- **Goal of the exercise**: Return the listing below unchanged, minus its pictures.

- **Given material**:

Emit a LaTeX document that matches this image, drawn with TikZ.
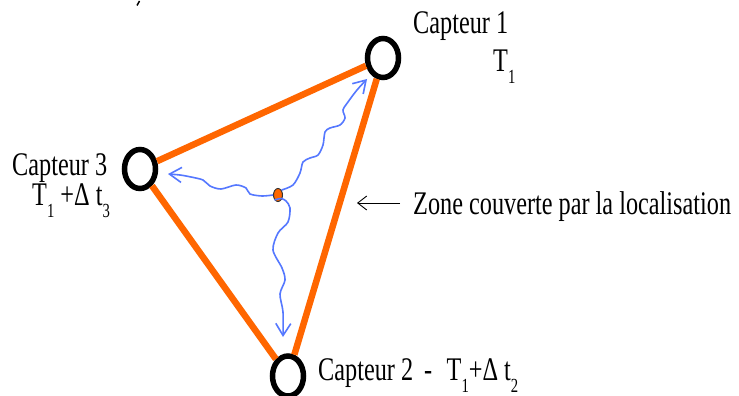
\documentclass[tikz,border=0pt]{standalone}
\usepackage{fontspec}
\setmainfont{Liberation Serif}
\usetikzlibrary{arrows.meta,shapes.geometric}
\definecolor{orangeL}{RGB}{255,102,0}
\definecolor{blueL}{RGB}{85,120,255}
\newcommand\mysub[1]{\raisebox{-12pt}{\fontsize{20}{20}\selectfont #1}}
\newcommand\lbl[1]{\scalebox{0.735}[1]{\fontsize{33}{36}\selectfont #1}}
\begin{document}
\begin{tikzpicture}[x=1pt,y=-1pt,
  sensor/.style={ellipse,draw=black,line width=5.5pt,minimum width=31pt,minimum height=39pt,inner sep=0pt},
  edgeline/.style={draw=orangeL,line width=6.5pt},
  wave/.style={draw=blueL,line width=1.6pt,-{Straight Barb[length=12pt,width=15pt]}},
  lab/.style={anchor=base west,inner sep=0pt,text=black}]
\useasboundingbox (0,0) rectangle (739,396);
\fill[white] (0,0) rectangle (739,396);

% sensors
\node[sensor] (c1) at (383,58) {};
\node[sensor] (c3) at (140,169) {};
\node[sensor,minimum height=40pt] (c2) at (288,376) {};

% triangle
\draw[edgeline] (c3) -- (c1);
\draw[edgeline] (c1) -- (c2);
\draw[edgeline] (c3) -- (c2);

% source point
\node[ellipse,fill=orangeL,draw=black!80,line width=1pt,minimum width=9pt,minimum height=13pt,inner sep=0pt] (dot) at (278,195) {};

% arrow end points
\coordinate (t1) at (367,79);
\coordinate (t2) at (283,337);
\coordinate (t3) at (168,174);

% wavy propagation paths
\draw[wave] plot[smooth] coordinates {(dot.west) (262,196) (250,194) (246,188) (236,185) (221,189) (210,186) (203,180) (191,177) (180,175) (t3)};
\draw[wave] plot[smooth] coordinates {(dot.north east) (293,185) (300,173) (303,162) (310,158) (318,155) (323,145) (325,132) (330,128) (340,125) (345,118) (343,110) (348,102) (357,90) (t1)};
\draw[wave] plot[smooth] coordinates {(dot.south west) (281,198.5) (286,201) (290,208) (288,222) (278,233) (273,250) (282,268) (285,280) (280,294) (283,312) (t2)};

% zone pointer
\coordinate (za) at (400,203);
\coordinate (zb) at (357,203);
\draw[line width=0.9pt,-{Straight Barb[length=9pt,width=14pt]}] (za) -- (zb);

% stray tick
\draw[line width=1.5pt] (139.5,1) -- (137,5.5);

% labels
\node[lab] (l1) at (413,34) {\lbl{Capteur 1}};
\node[lab] (l1t) at (493,72) {\lbl{T\mysub{1}}};
\node[lab] (l3) at (12,175) {\lbl{Capteur 3}};
\node[lab] (l3t) at (32,205) {\lbl{T\mysub{1} +Δ t\mysub{3}}};
\node[lab] (l2) at (318,380) {\lbl{Capteur 2\hspace{0.45em}-\hspace{0.35em} T\mysub{1}+Δ t\mysub{2}}};
\node[lab] (lz) at (413,214) {\lbl{Zone couverte par la localisation}};
\end{tikzpicture}
\end{document}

- **Problem solution**:
Emit a LaTeX document that matches this image, drawn with TikZ.
\documentclass[tikz,border=0pt]{standalone}
\usepackage{fontspec}
\setmainfont{Liberation Serif}
\usetikzlibrary{arrows.meta,shapes.geometric}
\definecolor{orangeL}{RGB}{255,102,0}
\definecolor{blueL}{RGB}{85,120,255}
\newcommand\mysub[1]{\raisebox{-12pt}{\fontsize{20}{20}\selectfont #1}}
\newcommand\lbl[1]{\scalebox{0.735}[1]{\fontsize{33}{36}\selectfont #1}}
\begin{document}
\begin{tikzpicture}[x=1pt,y=-1pt,
  sensor/.style={ellipse,draw=black,line width=5.5pt,minimum width=31pt,minimum height=39pt,inner sep=0pt},
  edgeline/.style={draw=orangeL,line width=6.5pt},
  wave/.style={draw=blueL,line width=1.6pt,-{Straight Barb[length=12pt,width=15pt]}},
  lab/.style={anchor=base west,inner sep=0pt,text=black}]
\useasboundingbox (0,0) rectangle (739,396);
\fill[white] (0,0) rectangle (739,396);

% sensors
\node[sensor] (c1) at (383,58) {};
\node[sensor] (c3) at (140,169) {};
\node[sensor,minimum height=40pt] (c2) at (288,376) {};

% triangle
\draw[edgeline] (c3) -- (c1);
\draw[edgeline] (c1) -- (c2);
\draw[edgeline] (c3) -- (c2);

% source point
\node[ellipse,fill=orangeL,draw=black!80,line width=1pt,minimum width=9pt,minimum height=13pt,inner sep=0pt] (dot) at (278,195) {};

% arrow end points
\coordinate (t1) at (367,79);
\coordinate (t2) at (283,337);
\coordinate (t3) at (168,174);

% wavy propagation paths
\draw[wave] plot[smooth] coordinates {(dot.west) (262,196) (250,194) (246,188) (236,185) (221,189) (210,186) (203,180) (191,177) (180,175) (t3)};
\draw[wave] plot[smooth] coordinates {(dot.north east) (293,185) (300,173) (303,162) (310,158) (318,155) (323,145) (325,132) (330,128) (340,125) (345,118) (343,110) (348,102) (357,90) (t1)};
\draw[wave] plot[smooth] coordinates {(dot.south west) (281,198.5) (286,201) (290,208) (288,222) (278,233) (273,250) (282,268) (285,280) (280,294) (283,312) (t2)};

% zone pointer
\coordinate (za) at (400,203);
\coordinate (zb) at (357,203);
\draw[line width=0.9pt,-{Straight Barb[length=9pt,width=14pt]}] (za) -- (zb);

% stray tick
\draw[line width=1.5pt] (139.5,1) -- (137,5.5);

% labels
\node[lab] (l1) at (413,34) {\lbl{Capteur 1}};
\node[lab] (l1t) at (493,72) {\lbl{T\mysub{1}}};
\node[lab] (l3) at (12,175) {\lbl{Capteur 3}};
\node[lab] (l3t) at (32,205) {\lbl{T\mysub{1} +Δ t\mysub{3}}};
\node[lab] (l2) at (318,380) {\lbl{Capteur 2\hspace{0.45em}-\hspace{0.35em} T\mysub{1}+Δ t\mysub{2}}};
\node[lab] (lz) at (413,214) {\lbl{Zone couverte par la localisation}};
\end{tikzpicture}
\end{document}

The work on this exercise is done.